52 points by furkansahin 2 days ago

matharmin 3 hours ago

> Overall, I haven’t seen many issues with the drives, and when I did, it was a Linux kernel issue.

Reading the linked post, it's not a Linux kernel issue. Rather, the Linux kernel was forced to disable queued TRIM and maybe even NCQ for these drives, due to issues in the drives.

Prunkton 3 hours ago

Since it’s kind of related, here’s my anecdote/data point on the bit rot topic: I did a 'btrfs scrub' (checksum) on my two 8 TB Samsung 870 QVO drives. One of them has been always on (10k hours), while the other hasn’t been powered on a single time in 9 months and once in 16 months.

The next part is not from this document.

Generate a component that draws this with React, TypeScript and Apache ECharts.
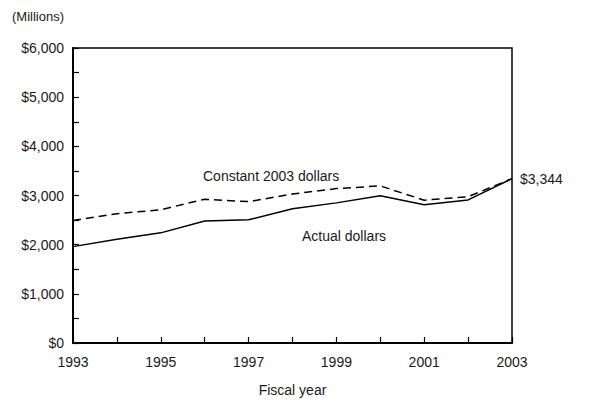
import React, { useEffect, useRef } from "react";
import * as echarts from "echarts";

const years = ["1993", "1994", "1995", "1996", "1997", "1998", "1999", "2000", "2001", "2002", "2003"];
const actualDollars = [1960, 2110, 2240, 2480, 2505, 2730, 2850, 2995, 2810, 2910, 3344];
const constant2003Dollars = [2490, 2630, 2710, 2925, 2875, 3030, 3140, 3195, 2905, 2975, 3344];
const yTicks = [0, 1000, 2000, 3000, 4000, 5000, 6000];

const FONT = "'Arial Narrow', 'Liberation Sans', Arial, sans-serif";
const TXT = "#1a1a1a";
const FS = 14;

export default function App() {
  const ref = useRef<HTMLDivElement>(null);
  useEffect(() => {
    if (!ref.current) return;
    const chart = echarts.init(ref.current, undefined, { renderer: "svg" });
    chart.setOption({
      animation: false,
      textStyle: { fontFamily: FONT, color: TXT },
      grid: {
        left: 73,
        right: 98,
        top: 48,
        bottom: 54,
        show: true,
        borderColor: "#000",
        borderWidth: 1.5,
        backgroundColor: "transparent",
      },
      graphic: [
        { type: "text", left: 12, top: 10, style: { text: "(Millions)", font: `13px ${FONT}`, fill: TXT } },
        { type: "text", left: 203, top: 169, style: { text: "Constant 2003 dollars", font: `${FS}px ${FONT}`, fill: TXT } },
        { type: "text", left: 302, top: 229, style: { text: "Actual dollars", font: `${FS}px ${FONT}`, fill: TXT } },
      ],
      xAxis: {
        type: "category",
        data: years,
        boundaryGap: false,
        name: "Fiscal year",
        nameLocation: "middle",
        nameGap: 40,
        nameTextStyle: { fontSize: FS, fontFamily: FONT, color: TXT },
        axisLine: { lineStyle: { color: "#000", width: 2 } },
        axisTick: { inside: true, length: 6, interval: 0, lineStyle: { color: "#000", width: 1.2 } },
        axisLabel: { interval: 1, fontSize: FS, fontFamily: FONT, color: TXT, margin: 12 },
        splitLine: { show: false },
      },
      yAxis: {
        type: "value",
        min: 0,
        max: 6000,
        interval: 500,
        axisLine: { show: true, lineStyle: { color: "#000", width: 2 } },
        axisTick: { show: true, inside: true, length: 6, lineStyle: { color: "#000", width: 1.2 } },
        axisLabel: {
          fontSize: FS,
          fontFamily: FONT,
          color: TXT,
          margin: 9,
          formatter: (v: number) => (yTicks.includes(v) ? "$" + v.toLocaleString("en-US") : ""),
        },
        splitLine: { show: false },
      },
      series: [
        {
          name: "Constant 2003 dollars",
          type: "line",
          data: constant2003Dollars,
          symbol: "none",
          lineStyle: { color: "#000", width: 1.5, type: [8, 5] },
        },
        {
          name: "Actual dollars",
          type: "line",
          data: actualDollars,
          symbol: "none",
          lineStyle: { color: "#000", width: 1.5 },
          endLabel: {
            show: true,
            distance: 8,
            fontSize: FS,
            fontFamily: FONT,
            color: TXT,
            formatter: (p: any) => "$" + Number(p.value).toLocaleString("en-US"),
          },
        },
      ],
    });
    return () => chart.dispose();
  }, []);
  return <div ref={ref} style={{ position: "absolute", left: 0, top: 0, width: 610, height: 402 }} />;
}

No issues were found on either of them.

diggan 2 hours ago

How much have been written to each of them across their lifetime?
- Prunkton an hour ago
  
  very little, about 25 TB written on the always-on one. The offline one just does diffs, so probably <12 TB. Both are kind of data dumps, which is outside their designed use case. That's why I included data integrity checks in my backup script before the actual rsync backup runs. But again no issues so far

vardump 2 days ago

I wonder how long those drives can be powered off before they lose the data. And until they lose all functionality when the critical bookkeeping data disappears.

magicalhippo 2 days ago

This would depend on how worn they are. Here's an article describing a test a YouTuber did[1] that I watched some time ago. The worn drives did not fare that well, while the fresh ones did ok. Those were TLC drives though, for QLC I expect the result is overall much worse.
[1]: https://www.tomshardware.com/pc-components/storage/unpowered...
- 0manrho 2 days ago
  
  I remember that post. Typical Tom's quality (or lack there of).
  The only insight you can gleam from that is that bad flash is bad, and worn bad flash is even worse, and that's frankly a stretch given the lack of sample sizes or a control group.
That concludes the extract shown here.